La fraternité et la paix à Médine
À Médine, le Prophète posa les bases de la première société islamique. Il construisit la mosquée, réconcilia les cœurs, institua la fraternité entre les émigrés (Muhajirûn) et les auxiliaires (Ansâr), et rédigea la Constitution de Médine, qui garantit les droits des musulmans, juifs et chrétiens dans une même communauté, fondée sur la justice, la paix et le respect mutuel.
Le vivre-ensemble, prôné par cette charte avant-gardiste, fait écho au verset coranique :
« Allah ne vous interdit pas d’être bienfaisants et équitables envers ceux qui ne vous ont pas combattus pour la religion. » (Sourate Al-Mumtahana, verset 8).
Achoura : un jour de reconnaissance et d’expiation
Le 10e jour de Muharram, connu sous le nom d’Achoura, revêt une signification particulière. Le Prophète découvrit que les juifs de Médine jeûnaient ce jour-là pour commémorer la victoire de Moïse sur Pharaon. Il déclara alors : « Nous sommes plus en droit de nous réclamer de Moïse que vous », et recommanda de jeûner non seulement le 10e jour, mais aussi le 9e ou le 11e pour se distinguer d’eux.

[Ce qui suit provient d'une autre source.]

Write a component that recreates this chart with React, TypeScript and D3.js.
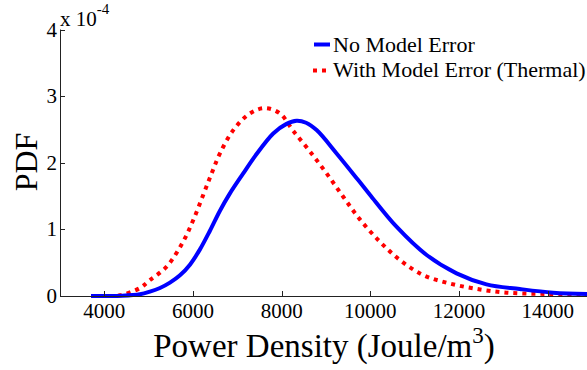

Selon un hadith authentique rapporté par Muslim, le Prophète dit : « J’espère d’Allah qu’il expie par le jeûne d’Achoura les péchés de l’année écoulée. »
Avant l’institution du Ramadan, ce jeûne fut même obligatoire. Aujourd’hui, bien que facultatif, il reste hautement recommandé, porteur d’une immense récompense spirituelle.
Un mois de renouveau spirituel
Muharram est bien plus qu’un mois historique : il incarne l’espoir d’un renouveau personnel. C’est une occasion de dresser le bilan de l’année écoulée, de faire preuve de gratitude pour les bienfaits reçus, et de prendre de nouvelles résolutions spirituelles.
Le compagnon Umar Ibn Al-Khattab disait : « Jugez-vous vous-mêmes avant que l’on ne vous juge. » Un appel à l’auto-évaluation que tout croyant peut entendre à l’orée de cette nouvelle année hégirienne.
Une nouvelle année sous le signe de la foi
Chers lecteurs, chères lectrices, Muharram est une miséricorde d’Allah. Il nous invite à la piété, à l’histoire, à la fraternité et à la réforme intérieure. Par le jeûne d’Achoura, la mémoire de l’Hégire et les enseignements prophétiques, ce mois nous permet d’ouvrir l’an 1447 de l’hégire dans la sérénité et la spiritualité.
Puisse Allah faire de cette nouvelle année une source de paix, de succès, et de lumière pour chacun d’entre nous – sur le plan religieux, professionnel et personnel.